The simplest way to observe the lifetime of another actor is by monitoring it. This mechanism is simple, but effective. The API is also straightforward: we call self->monitor(other, callback) to have CAF call the callback once the other actor goes down. The callback takes a caf::error as argument, which indicates the reason why the monitored actor terminated. A default-constructed error means "no error" and means that the actor simply completed its task and stopped, e.g. by calling self->quit().

The monitor function returns disposable object that we can use to cancel the monitoring if we are no longer interested in observing the lifetime of other. However, the returned disposable object can also be simply ignored if we have no intention of canceling the monitoring.

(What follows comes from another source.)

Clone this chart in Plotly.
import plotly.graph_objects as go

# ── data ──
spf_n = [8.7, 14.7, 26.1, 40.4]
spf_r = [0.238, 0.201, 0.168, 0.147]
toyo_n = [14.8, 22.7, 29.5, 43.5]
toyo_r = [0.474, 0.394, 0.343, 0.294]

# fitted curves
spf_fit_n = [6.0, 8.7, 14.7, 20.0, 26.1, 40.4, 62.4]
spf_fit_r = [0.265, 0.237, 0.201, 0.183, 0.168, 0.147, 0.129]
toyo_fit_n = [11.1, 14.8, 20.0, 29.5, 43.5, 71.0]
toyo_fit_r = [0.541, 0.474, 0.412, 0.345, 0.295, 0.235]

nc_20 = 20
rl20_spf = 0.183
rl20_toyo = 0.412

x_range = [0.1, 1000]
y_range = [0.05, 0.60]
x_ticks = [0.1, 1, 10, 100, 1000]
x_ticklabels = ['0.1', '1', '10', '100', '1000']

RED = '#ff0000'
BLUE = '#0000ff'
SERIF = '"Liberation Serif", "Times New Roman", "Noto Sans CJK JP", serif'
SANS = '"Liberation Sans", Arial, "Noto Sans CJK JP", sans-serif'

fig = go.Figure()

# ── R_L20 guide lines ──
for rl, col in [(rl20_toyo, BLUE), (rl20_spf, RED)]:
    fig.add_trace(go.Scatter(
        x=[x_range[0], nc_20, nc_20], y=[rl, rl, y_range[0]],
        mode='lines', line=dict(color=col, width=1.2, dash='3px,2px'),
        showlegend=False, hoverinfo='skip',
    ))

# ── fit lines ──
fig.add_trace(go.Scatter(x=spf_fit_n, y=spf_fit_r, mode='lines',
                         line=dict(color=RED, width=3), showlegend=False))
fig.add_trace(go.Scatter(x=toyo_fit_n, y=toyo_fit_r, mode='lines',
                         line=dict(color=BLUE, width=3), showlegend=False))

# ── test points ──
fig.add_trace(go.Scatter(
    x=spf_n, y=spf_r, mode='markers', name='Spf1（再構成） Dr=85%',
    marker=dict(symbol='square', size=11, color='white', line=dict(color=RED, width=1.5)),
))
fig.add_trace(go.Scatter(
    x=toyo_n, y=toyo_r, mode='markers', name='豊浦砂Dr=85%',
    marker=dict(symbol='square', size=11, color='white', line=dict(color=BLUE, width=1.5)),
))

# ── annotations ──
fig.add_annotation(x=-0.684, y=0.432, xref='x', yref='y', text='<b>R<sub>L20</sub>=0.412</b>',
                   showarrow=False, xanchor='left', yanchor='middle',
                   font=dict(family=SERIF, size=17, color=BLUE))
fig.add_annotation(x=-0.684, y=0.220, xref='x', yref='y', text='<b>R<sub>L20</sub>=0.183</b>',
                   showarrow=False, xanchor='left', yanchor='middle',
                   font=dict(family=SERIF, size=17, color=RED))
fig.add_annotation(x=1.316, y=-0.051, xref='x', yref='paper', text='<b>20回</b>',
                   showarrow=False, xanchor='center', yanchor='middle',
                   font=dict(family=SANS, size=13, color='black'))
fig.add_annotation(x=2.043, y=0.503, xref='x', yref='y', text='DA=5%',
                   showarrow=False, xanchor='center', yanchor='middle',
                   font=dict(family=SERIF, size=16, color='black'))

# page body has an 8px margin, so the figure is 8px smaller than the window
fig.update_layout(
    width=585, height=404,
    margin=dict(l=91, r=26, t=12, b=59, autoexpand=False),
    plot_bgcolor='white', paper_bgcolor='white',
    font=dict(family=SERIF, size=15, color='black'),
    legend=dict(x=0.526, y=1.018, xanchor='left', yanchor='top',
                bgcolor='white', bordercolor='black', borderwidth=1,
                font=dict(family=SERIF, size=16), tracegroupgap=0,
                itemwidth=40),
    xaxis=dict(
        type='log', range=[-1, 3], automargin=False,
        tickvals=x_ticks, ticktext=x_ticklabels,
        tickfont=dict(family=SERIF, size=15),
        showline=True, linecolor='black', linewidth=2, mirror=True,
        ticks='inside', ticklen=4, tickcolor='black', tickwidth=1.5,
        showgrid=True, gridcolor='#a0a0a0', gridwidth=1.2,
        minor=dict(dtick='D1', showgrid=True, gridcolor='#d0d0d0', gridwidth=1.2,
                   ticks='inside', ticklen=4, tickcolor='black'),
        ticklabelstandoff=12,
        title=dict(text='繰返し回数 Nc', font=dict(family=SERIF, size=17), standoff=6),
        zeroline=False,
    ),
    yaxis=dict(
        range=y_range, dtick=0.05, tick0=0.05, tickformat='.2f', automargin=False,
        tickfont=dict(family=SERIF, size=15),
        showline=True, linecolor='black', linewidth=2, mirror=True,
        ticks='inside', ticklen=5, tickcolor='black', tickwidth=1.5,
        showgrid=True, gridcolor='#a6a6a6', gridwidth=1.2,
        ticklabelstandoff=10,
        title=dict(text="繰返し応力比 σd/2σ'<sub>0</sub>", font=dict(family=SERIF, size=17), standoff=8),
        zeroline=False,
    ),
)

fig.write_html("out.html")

Calling monitor for the same actor twice will run each callback individually when the actor goes down. Before delving into more API details, let us look at our first example:

Source Code

void caf_main(caf::actor_system& sys) {
  auto worker = sys.spawn([] {
    // ... do something ...
  });
  auto observer = sys.spawn([worker](caf::event_based_actor* self) {
    self->println("observer monitors the worker");
    self->monitor(worker, [self](const caf::error& reason) {
      self->println("worker down: {}", reason);
      self->quit();
    });
    // Return a dummy handler to keep the actor alive.
    return caf::behavior{
      [] {
        // nop
      },
    };
  });
  // Block until the observer terminates. Otherwise, the observer would
  // terminate as a result of becoming unreachable.
  caf::scoped_actor self{sys};
  self->wait_for(observer);
}

Output

observer monitors the worker
worker down: none

Here, we have two actors: one worker and one observer. The worker does nothing, so it terminates pretty much immediately after spawning. The reason is a default-constructed caf::error, which simply indicates regular actor termination (no actual error). The observer monitors the worker and prints during initialization as well as when receiving the down message. The observer also shuts down in its callback. Lastly, we use a scoped actor to block caf_main from leaving until the observer terminates. Without calling wait_for, we could terminate the observer before it handles the down message. Actors are reference counted and CAF terminates actors if their strong reference count drops to 0 even if there still remain weak references to it.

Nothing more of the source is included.